We certainly can’t wait for a vaccine to jumpstart economic activity here in the Valley. I think health safety protocols here are superior to most hospitality companies around the country, but they are limited in their nature to fight the disease. There needs to be added protocols put in place to allow us to occupy theaters more fully, stadiums, arenas and convention centers. Until we can do that, we’re going to have the level of revenue activity that we have right now, which is far below what a healthy Las Vegas economy needs.
We need to find out what kinds of additional health safety measures need to be put into place so we can be comfortable with occupying venues more than we’re currently able to do. I’ve seen reports that say a recovery in Las Vegas wouldn’t happen until maybe 2024. I think that’s wrong. I think we’re going to see slow, but steady improvement throughout 2021—not rapid, but demonstrable.
News came out last month that Las Vegas Sands is shopping its Strip assets, including the Venetian. Did that surprise you?
I was surprised. I’m not sure what the outcome of that will be, but I do know that the vast majority of profits they’ve been making lately have been coming from outside of Las Vegas. They’ve been aggressive and deliberate investors in Macau and Singapore. We’ll see where that goes.
Do you miss the casino and gaming industry?
I sure do. I love the industry. I love Las Vegas and MGM and the people at MGM. I appreciate that the board at MGM let me leave a little earlier than I was going to because the governor asked me to run this task force. I feel like I’m contributing where I can without getting in anyone’s way. I know how difficult the times are right now, and my heart goes out to the men and women who are doing their best.
Would you entertain the possibility of getting back into the industry?
I don’t think so, no. One of the really important lessons I’ve learned—and tried to instill during my 22 years—is to reduce barriers of upward mobility. People have a tendency sometimes to stay too long, whether that’s in sports or business. I loved every bit of my role. I can’t say it was always a fun job because we went through some incredibly stressful times as an industry and as a company, but I wouldn’t trade a moment of it. For now, I think I’m in the right place, helping the state more holistically.
I’m an investor now, too. I love to invest and do so in a variety of sectors. I spent 14 years on Wall Street before I came to Las Vegas. I’m incredibly proud to have worked for Mr. (Kirk) Kerkorian for the last 17 years of his life. I learned a lot from him. I idolized him. He was the ultimate value investor. I think my path will continue to be as an investor.
As of this writing, votes are still being counted in one of the most contentious presidential elections in American history. Did you have a horse in the race?

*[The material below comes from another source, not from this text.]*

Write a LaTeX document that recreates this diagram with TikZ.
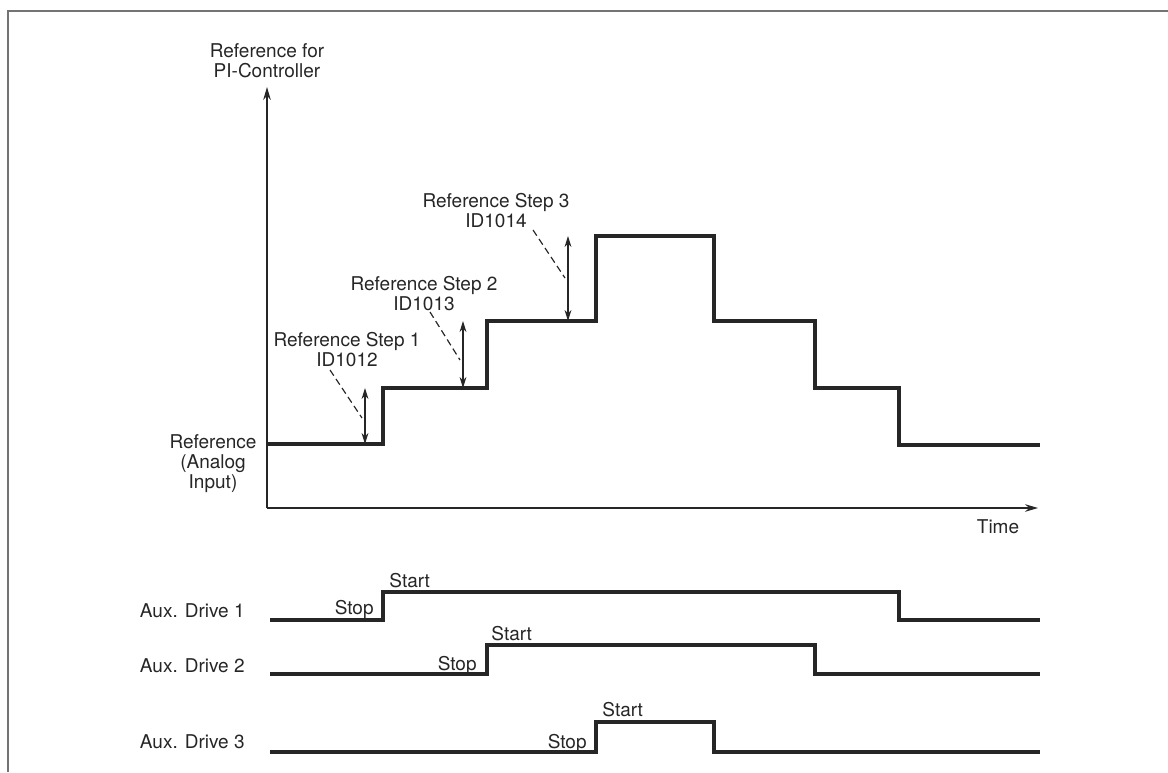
\documentclass[tikz,border=0pt]{standalone}
\usepackage{fontspec}
\setmainfont{TeX Gyre Heros}
\usepackage{xcolor}
\usetikzlibrary{arrows.meta, positioning, calc}
\tikzset{
  frame/.style = {draw=black!55, line width=1.2pt},
  axis/.style  = {-{Stealth[length=6.5pt, width=3.8pt]}, line width=0.7pt, draw=black!85},
  level/.style = {line width=1.6pt, draw=black!85},
  dim/.style   = {{Stealth[length=5.5pt, width=3.4pt]}-{Stealth[length=5.5pt, width=3.4pt]},
                  line width=0.6pt, draw=black!85},
  lead/.style  = {line width=0.6pt, draw=black!85, dash pattern=on 3.4pt off 2pt},
  txt/.style   = {font=\fontsize{9.5}{10}\selectfont, text=black!85, inner sep=1pt,
                  align=center}
}
\begin{document}
\begin{tikzpicture}[x=0.5pt, y=-0.5pt]
  \useasboundingbox (0,0) rectangle (1168,772);
  \draw[frame] (1168,11) -- (8,11) -- (8,772);
  % axes
  \coordinate (o)    at (267,508);
  \coordinate (ytop) at (267,87);
  \coordinate (xend) at (1038,508);
  \draw[axis] (o) -- (ytop);
  \draw[axis] (o) -- (xend);
  \node[txt] (ylab) at (267,61)  {Reference for\\PI-Controller};
  \node[txt] (time) at (998,527) {Time};
  \node[txt] (ain)  at (213,464) {Reference\\(Analog\\Input)};
  % reference steps
  \draw[level] (267,444) -| (383,388) -| (487,321) -| (596,236) -| (714,321)
               -| (815,388) -| (899,445) -- (1040,445);
  \node[txt] (s1) at (347,350) {Reference Step 1\\ID1012};
  \node[txt] (s2) at (424,294) {Reference Step 2\\ID1013};
  \node[txt] (s3) at (496,211) {Reference Step 3\\ID1014};
  \coordinate (d1a) at (365,444); \coordinate (d1b) at (365,388);
  \coordinate (d2a) at (463,388); \coordinate (d2b) at (463,321);
  \coordinate (d3a) at (568,321); \coordinate (d3b) at (568,236);
  \draw[dim] (d1a) -- (d1b); \draw[dim] (d2a) -- (d2b); \draw[dim] (d3a) -- (d3b);
  \coordinate (l1a) at (330,370); \coordinate (l1b) at (362,418);
  \coordinate (l2a) at (430,312); \coordinate (l2b) at (460,360);
  \coordinate (l3a) at (533,230); \coordinate (l3b) at (565,278);
  \draw[lead] (l1a) -- (l1b); \draw[lead] (l2a) -- (l2b); \draw[lead] (l3a) -- (l3b);
  % auxiliary drives
  \node[txt, anchor=base east] (aux1) at (247,617) {Aux. Drive 1};
  \node[txt, anchor=base east] (aux2) at (247,672) {Aux. Drive 2};
  \node[txt, anchor=base east] (aux3) at (247,748) {Aux. Drive 3};
  \draw[level] (270,620) -| (383,592) -| (899,620) -- (1040,620);
  \draw[level] (270,674) -| (487,645) -| (815,674) -- (1040,674);
  \draw[level] (270,752) -| (596,722) -| (714,752) -- (1040,752);
  \node[txt, anchor=base east] (stop1)  at (376,614) {Stop};
  \node[txt, anchor=base west] (start1) at (387,587) {Start};
  \node[txt, anchor=base east] (stop2)  at (479,670) {Stop};
  \node[txt, anchor=base west] (start2) at (489,640) {Start};
  \node[txt, anchor=base east] (stop3)  at (589,748) {Stop};
  \node[txt, anchor=base west] (start3) at (600,716) {Start};
\end{tikzpicture}
\end{document}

There’s a stark difference between the two candidates. I had been a Republican my entire life and was incredibly proud being able to vote in my first presidential election in 1980. The Reagan/Bush ticket was the first ticket I could vote for. My dad was in politics as a local Republican legislator in Connecticut, where I grew up, so there were Republicans all around me. Wall Street was very Republican-leaning as well.
When I came here, I learned a lot about Nevada from people like Mr. Kerkorian, Sen. (Harry) Reid, and Terry Lanni. It was really important for me to be a Nevadan, and not a Republican or Democrat. That’s what I envision that I am right now. Through that lens, I can see that one candidate is very divisive, has racist and bigoted rhetoric who sees no way to win unless someone else is losing. He has turned us backward on the world stage and in terms of clean energy, immigration and health care. He’s belittled scientists and educators. The other candidate, who I’ve gotten to know, believes in science, medicine, is a healer, is empathetic, is a bridge-builder, and believes we’re stronger as a community for our diversity. I believe in Joe Biden. I think what he stands for is what America is.